205-62/63 28 mai 1963 11 704
Ahmed ben Kaddour ben Larbi c/société «African-Embal» et autres.
Cassation d'un arrêt de la Cour d'appel de Rabat du 19 mai 1962.
La Cour,
SUR LE DEUXIEME ET LE TROISIEME MOYENS :
Vu les articles 189 du dahir de procédure civile et 78 du dahir des obligations et contrats;
Attendu qu'en vertu du premier de ces textes, les jugements et arrêts doivent contenir les motifs propres à les justifier; sue le défaut de réponse aux conclusions constitue un défaut de motifs;
Que d'après le second chacun doit répondre du dommage matériel et moral qu'il a causé par sa
faute;
Attendu qu'Ahmed ben Kaddour a assigné la société «African-Embal» et la Compagnie d'Assurances Générales en réparation du préjudice matériel et moral qu'il avait subi du fait du décès de son frère Mahjoub victime d'un accident de la circulation; que l'arrêt attaqué qui a accueilli sa demande ne lui a cependant accordé qu'une somme de un franc à titre de dommages-intérêts;
Attendu qu'au soutien de sa décision la Cour d'appel, par adoption de motif des premiers juges, se borne à relever qu'il n'était pas contesté que la victime était à la charge du demandeur, et que dès lors le préjudice subi par celui-ci n'était qu'un préjudice moral ne pouvant donner lieu qu'à une réparation de principe;
Or attendu que, d'une part, ce seul motif qui ne répond pas aux conclusions du demandeur tendant l'allocation d'une indemnité due à la victime pendant les quatre jours de sa survie et tombée dans le patrimoine de ses héritiers, et à la réparation du préjudice matériel résultant des frais consécutifs aux blessures et au décès de la victime, ne satisfait pas aux exigences du premier des textes visés au moyen;
Qu'en décidant, d'autre part, qu'un préjudice moral ne pouvait donner lieu qu'à une réparation «de principe» la Cour d'appel a faussement appliqué et donc violé le second de ces textes;
PAR CES MOTIFS
Et sans qu'il y ait lieu de statuer sur le premier moyen,
Casse.
Président: M. Bourcelin.__Rapporteur : M. zamouth.__Avocat général : M. Neigel.-Avocats : MM. Cohen, Sabas.
Observations
I.-Les souffrances subies par la personne blessée font naître à son profit une créance indemnitaire contre l'auteur du dommage. Si la victime meurt avant d'avoir fait valoir ses droits à cet égard, sa créance tombe dans le patrimoine de ses héritiers qui peuvent, en cette qualité, en réclamer le paiement à la personne responsable (sur le cas où le décès de la victime a été instantané, v. T. I, arrêt n°59, p. 110 et la note).

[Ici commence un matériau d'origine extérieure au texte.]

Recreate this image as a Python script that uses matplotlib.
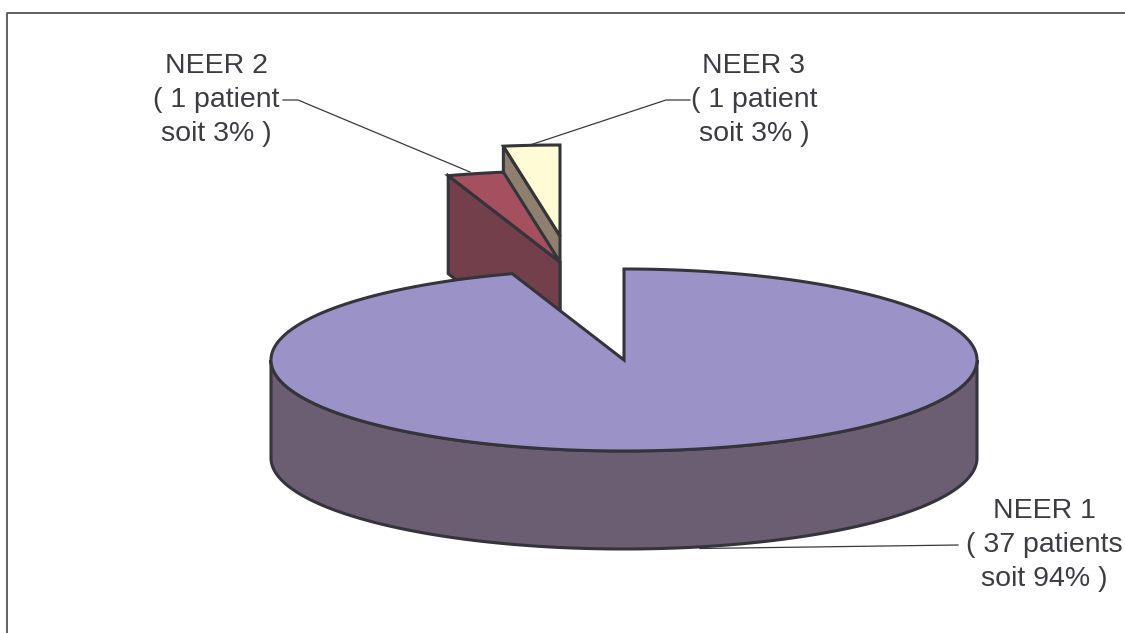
import numpy as np
import matplotlib
matplotlib.use("Agg")
import matplotlib.pyplot as plt
from matplotlib.patches import Polygon

categories = ["NEER 1", "NEER 2", "NEER 3"]
patients = [37, 1, 1]
percent_labels = ["94%", "3%", "3%"]

TOP = "#9B93C8", "#A5505F", "#FFFBD5"
SIDE = "#6B5D72", "#723F4A", "#8F7F6F"
EDGE = "#34343A"
TEXT = "#3C3C42"

RX, RY, DEPTH = 353, 91, 98
CENTERS = [(624, 360), (560, 262), (560, 236)]

fig = plt.figure(figsize=(11.25, 6.33), dpi=100)
ax = fig.add_axes([0, 0, 1, 1])
ax.set_xlim(0, 1125)
ax.set_ylim(633, 0)
ax.axis("off")

# Chart frame: only the top and left rules are visible
ax.plot([6.5, 6.5, 1125], [633, 12.5, 12.5], color="#555555", lw=1.3, zorder=1)


def rim(center, start, stop, n=200):
    """Points on the ellipse, angles clockwise from twelve o'clock."""
    t = np.radians(np.linspace(start, stop, n))
    return np.column_stack([center[0] + RX * np.sin(t), center[1] - RY * np.cos(t)])


def face(points, color, z):
    ax.add_patch(Polygon(points, closed=True, facecolor=color, edgecolor=EDGE,
                         lw=2.2, joinstyle="miter", zorder=z))


# Wedge extents in degrees, clockwise from the top
sweeps = np.array(patients) / sum(patients) * 360
stops = np.cumsum(sweeps)
starts = stops - sweeps
down = np.array([0, DEPTH])

# Third slice: rear-most, pulled out of the pie
c3 = np.array(CENTERS[2], float)
a3 = rim(c3, starts[2], stops[2])
face([a3[0], c3, c3 + down, a3[0] + down], SIDE[2], 3)
face(np.vstack([c3, a3]), TOP[2], 4)

# Second slice sits in front of the third
c2 = np.array(CENTERS[1], float)
a2 = rim(c2, starts[1], stops[1])
face([a2[0], c2, c2 + down, a2[0] + down], SIDE[1], 5)
face(np.vstack([c2, a2]), TOP[1], 6)

# Main slice: extruded outer wall, then the top surface
c1 = np.array(CENTERS[0], float)
wall = rim(c1, 90, 270)
face(np.vstack([wall, (wall + down)[::-1]]), SIDE[0], 7)
a1 = rim(c1, starts[0], stops[0], 500)
face(np.vstack([c1, a1]), TOP[0], 8)

# Leader lines from the labels to their slices
leader = dict(color="#3A3A3A", lw=0.9, zorder=2)
ax.plot([283, 298, 470], [100, 100, 172], **leader)
ax.plot([690, 666, 527], [100, 100, 146], **leader)
ax.plot([958, 700], [545, 548.5], **leader)

units = ["patients" if n > 1 else "patient" for n in patients]
label_pos = [(1044, 545), (216, 100), (754, 100)]
for name, n, unit, pct, (x, y) in zip(categories, patients, units, percent_labels, label_pos):
    ax.text(x, y, f"{name}\n( {n} {unit}\nsoit {pct} )", ha="center", va="center",
            multialignment="center", family="Liberation Sans", fontsize=20.5,
            color=TEXT, linespacing=1.42, zorder=10)

fig.savefig("out.png", dpi=100)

Les héritiers peuvent d'autre part agir en réparation du préjudice moral et du préjudice matériel propres qu'ils ont personnellement subis du fait du décès de leur parent. Ce préjudice matériel peut résulter des dépenses entraînées par les blessures et le décès (frais médicaux et pharmaceutiques, frais d'obsèques) ou encore du manque à gagner lorsque la victime participait à l'entretien du demandeur.
En l'espèce la Cour d'appel ne pouvait évidemment se borner à constater que la victime était à la charge de son frère pour rejeter les demandes que celui-ci avait formées tant en qualité d'héritier qu'à titre personnel.
II.-La difficulté de procéder à l'évaluation pécuniaire d'un préjudice moral ne dispense pas les juges du fait d'apprécier in concreto, dans les limites de la demande dont ils sont saisis et compte tenu des circonstances particulières de la cause, l'importance réelle du préjudice, afin d'assurer non à titre de principe ou à titre symbolique, mais aussi exactement que possible sa réparation effective (v. C.S. crim. 19 déc. 1963, n°1522, Rec. IV, p. 173).